***** DATASET EXTRACT *****

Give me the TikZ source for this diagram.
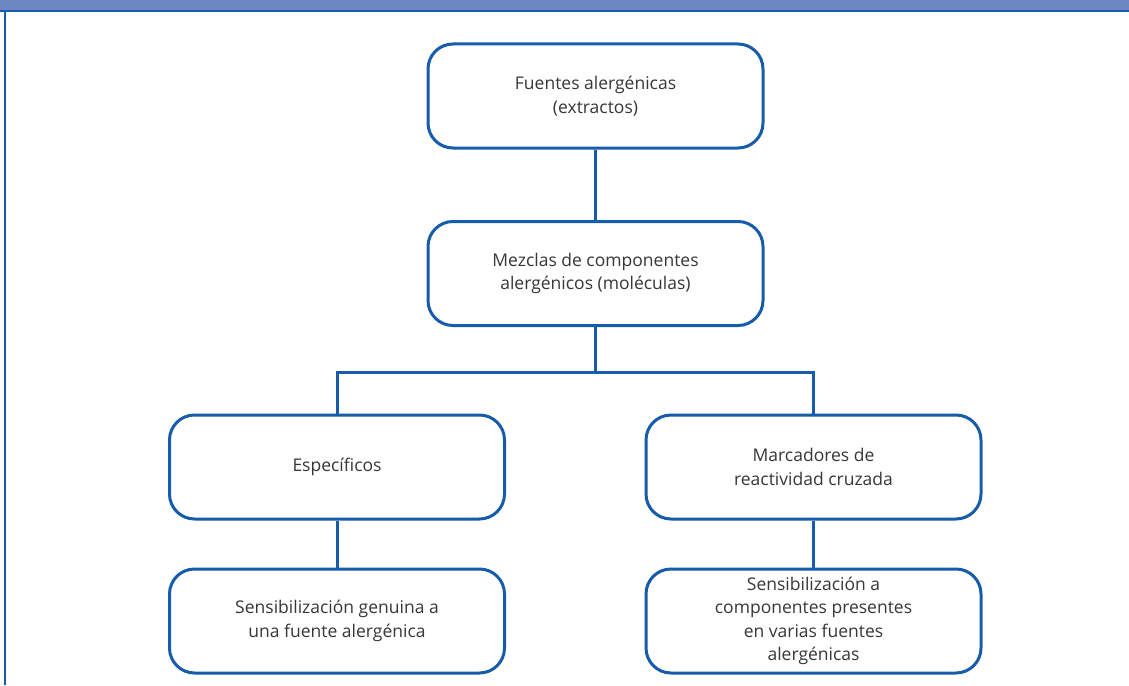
\documentclass[tikz,border=0pt]{standalone}
\usepackage{fontspec}
\setmainfont{Open Sans}
\definecolor{boxblue}{RGB}{22,92,170}
\definecolor{barfill}{RGB}{108,135,196}
\definecolor{txtgray}{RGB}{55,55,55}
\begin{document}
\begin{tikzpicture}[x=1pt,y=-1pt,
  box/.style={draw=boxblue, line width=3pt, rounded corners=25pt, fill=white,
    minimum width=335pt, minimum height=104pt, align=center, inner sep=0pt,
    text=txtgray, font=\fontsize{17.5}{23.5}\selectfont},
  link/.style={draw=boxblue, line width=3pt}]
\useasboundingbox (0,0) rectangle (1129,685);
% top bar
\fill[barfill] (0,0) rectangle (1129,10);
\draw[boxblue, line width=2pt] (0,11) -- (1129,11);
\draw[boxblue, line width=1.5pt] (5,11) -- (5,685);
% nodes
\node[box] (a) at (595.5,96) {Fuentes alergénicas\\(extractos)};
\node[box] (b) at (595.5,273.5) {Mezclas de componentes\\alergénicos (moléculas)};
\node[box] (c) at (337,467) {Específicos};
\node[box] (d) at (337,621) {Sensibilización genuina a\\una fuente alergénica};
\node[box] (e) at (813.5,467) {Marcadores de\\reactividad cruzada};
\node[box] (f) at (813.5,621) {Sensibilización a\\componentes presentes\\en varias fuentes\\alergénicas};
\coordinate (j) at (595.5,372);
% connectors
\draw[link] (a.south) -- (b.north);
\draw[link] (b.south) -- (j);
\draw[link] (c.north) |- (j) -| (e.north);
\draw[link] (c.south) -- (d.north);
\draw[link] (e.south) -- (f.north);
\end{tikzpicture}
\end{document}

*****

Keep every word of the data as it is when you write it out, but drop the pictures.

ANSWER FOR THIS EXERCISE -
Give me the TikZ source for this diagram.
\documentclass[tikz,border=0pt]{standalone}
\usepackage{fontspec}
\setmainfont{Open Sans}
\definecolor{boxblue}{RGB}{22,92,170}
\definecolor{barfill}{RGB}{108,135,196}
\definecolor{txtgray}{RGB}{55,55,55}
\begin{document}
\begin{tikzpicture}[x=1pt,y=-1pt,
  box/.style={draw=boxblue, line width=3pt, rounded corners=25pt, fill=white,
    minimum width=335pt, minimum height=104pt, align=center, inner sep=0pt,
    text=txtgray, font=\fontsize{17.5}{23.5}\selectfont},
  link/.style={draw=boxblue, line width=3pt}]
\useasboundingbox (0,0) rectangle (1129,685);
% top bar
\fill[barfill] (0,0) rectangle (1129,10);
\draw[boxblue, line width=2pt] (0,11) -- (1129,11);
\draw[boxblue, line width=1.5pt] (5,11) -- (5,685);
% nodes
\node[box] (a) at (595.5,96) {Fuentes alergénicas\\(extractos)};
\node[box] (b) at (595.5,273.5) {Mezclas de componentes\\alergénicos (moléculas)};
\node[box] (c) at (337,467) {Específicos};
\node[box] (d) at (337,621) {Sensibilización genuina a\\una fuente alergénica};
\node[box] (e) at (813.5,467) {Marcadores de\\reactividad cruzada};
\node[box] (f) at (813.5,621) {Sensibilización a\\componentes presentes\\en varias fuentes\\alergénicas};
\coordinate (j) at (595.5,372);
% connectors
\draw[link] (a.south) -- (b.north);
\draw[link] (b.south) -- (j);
\draw[link] (c.north) |- (j) -| (e.north);
\draw[link] (c.south) -- (d.north);
\draw[link] (e.south) -- (f.north);
\end{tikzpicture}
\end{document}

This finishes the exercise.